A farmacêutica União Química, que tem acordo com o governo russo para produzir a vacina no Brasil, pediu aval à Anvisa para uso emergencial em 15 de janeiro. A agência, porém, devolveu a solicitação à empresa um dia depois, afirmando que faltavam os estudos clínicos da fase três , com dados sobre a segurança e eficácia do produto.
No início do mês, a agência permitiu que essas informações pudessem ser trazidas de testes de outros países, mas isso ainda não foi feito pela empresa, segundo a Anvisa. A União Química tampouco esclareceu se usaria dados do exterior ou do Brasil.
O Senado aprovou uma MP (medida provisória) que agilizaria essa autorização para cinco dias, masa mudança ainda não foi sancionada pelo presidente Jair Bolsonaro (sem partido ), eoop residente da Anvisa afirmou que vai pedir que ele vete a medida.
Nesta semana, foi a vez de a EMA (Agência Europeia de Medicamentos) afirmar que não recebeu ainda solicitação para avaliar o imunizante russo. O estudo poderia ser usado pela União Química com a Anvisa, que considera a aprovação da vacina em outra agência de referência sinalização importante.
Além da falta de aval, pesam entraves para a produção da vacina no Brasil.
A União Química planeja produzir ao menos 150 milhões de doses da vacina no país, mas ainda não apresentou a solicitação formal para avaliação da fábrica no Distrito Federal, o segundo a Anvisa.
A expectativa é que a empresa solicitará a inspeção de licenciamento e certificação tão logo forem concluídas as adequações necessárias da área de produção, o que não ocorreu.
Em inspeção em 27 de janeiro, técnicos da Anvisa e da Vigilância Sanitária do Distrito Federal identificaram que a fábrica não estava produzindo insumos farmacêuticos em escala industrial para o uso humano. Segundo a empresa, o processo de transferência de tecnologia ainda estava ocorrendo.
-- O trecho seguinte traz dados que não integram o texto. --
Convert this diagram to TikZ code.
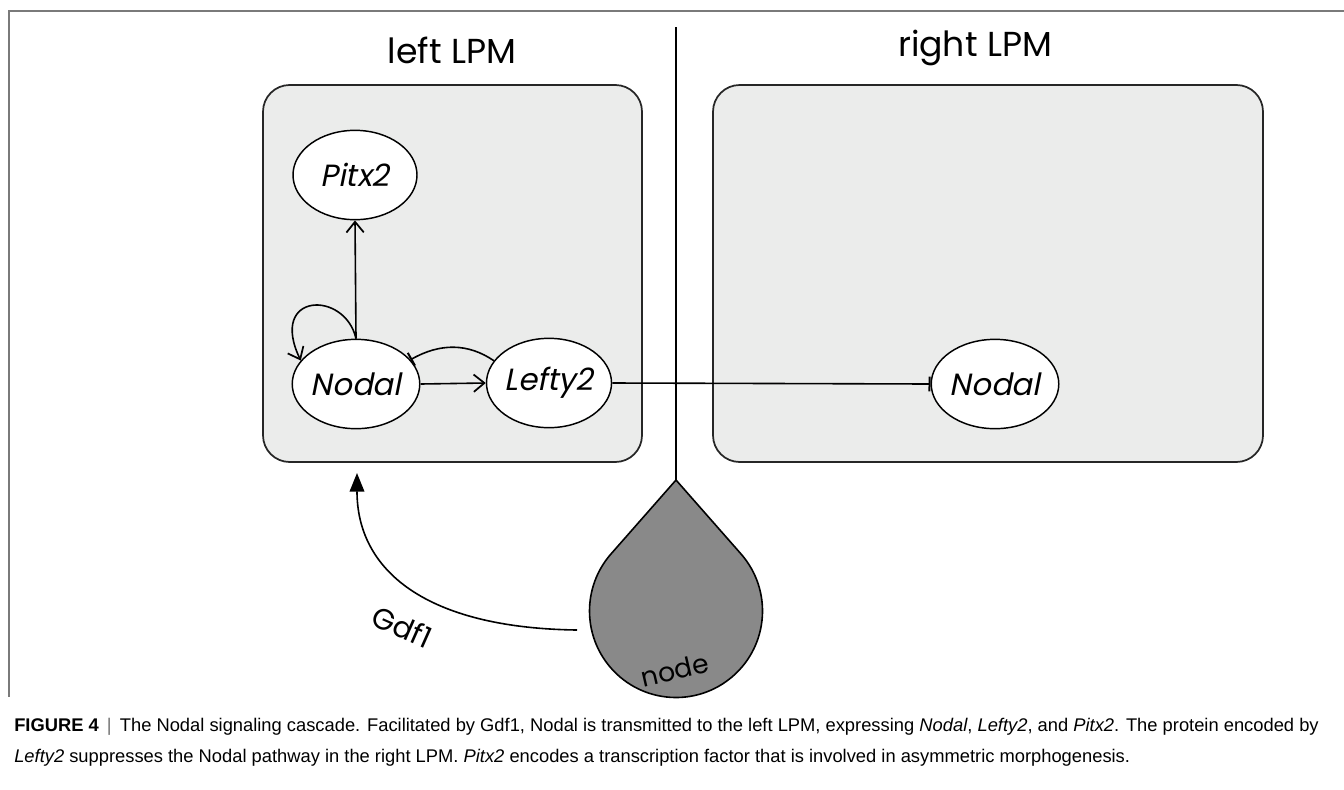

Um dos principais interlocutores da União Química com a Anvisa e congressistas para facilitar a produção da vacina é o ex-deputado federal e ex-governador do Distrito Federal Rogério Rosso, hoje diretor de Negócios Internacionais da empresa e já esteve em reuniões na Anvisa em pelo menos duas ocasiões.
Rosso e o presidente da União Química, Fernando de Castro Marques, tentaram candidaturas nas eleições de 2018. Marques disputou o Senado pelo Solidariedade; já Rosso tentou ser governador do Distrito Federal pelo PSD.
Marques aparece no sistema do TSE (Tribunal Superior Tribunal) como doador de R$ 2,6 milhões para a direção estadual do PSD em 2018.
Também doou R$ 2,7 milhões para a sua própria campanha e R$ 889 mil para de Rosso. Nenhum dos dois conseguiu ser eleito.
Em nota, a Anvisa afirmou que, de sua parte, não recebeu pressão externa e “o trabalho segue focado nas análises técnicas”. “Não vemos lobby pela Sputnik, só temos contato com as equipes técnicas que trabalham com a vacina”, disse.
Mas o médico sanitarista e ex-diretor da Anvisa Gonzalo Vecina, um crítico das mudanças recentes que relaxam normas da agência, vê risco de o Brasil “ficar refém de mercadores de promessas vazias”.
“Temos que ter garantia de ter a vacina, mas que seja segura e eficaz de acordo com os regulamentos internacionais e não de acordo com a vontade de hierarcas de plantão”, afirmou.
A União Química declarou que todas as etapas junto à Anvisa estão sendo cumpridas e que, “como é de conhecimento público, o contrato de transferência de tecnologia da produção da vacina Sputnik V, entre RDIF (Fundo Russo de Investimento), Instituto Gamaleya e União Química, está sob guarda de acordo de confidencialidade”.
“Tão somente a Anvisa tem acesso a essas questões, em conformidade com a legislação brasileira e com as regras de conduta e código de ética da autoridade regulatória”, afirmou.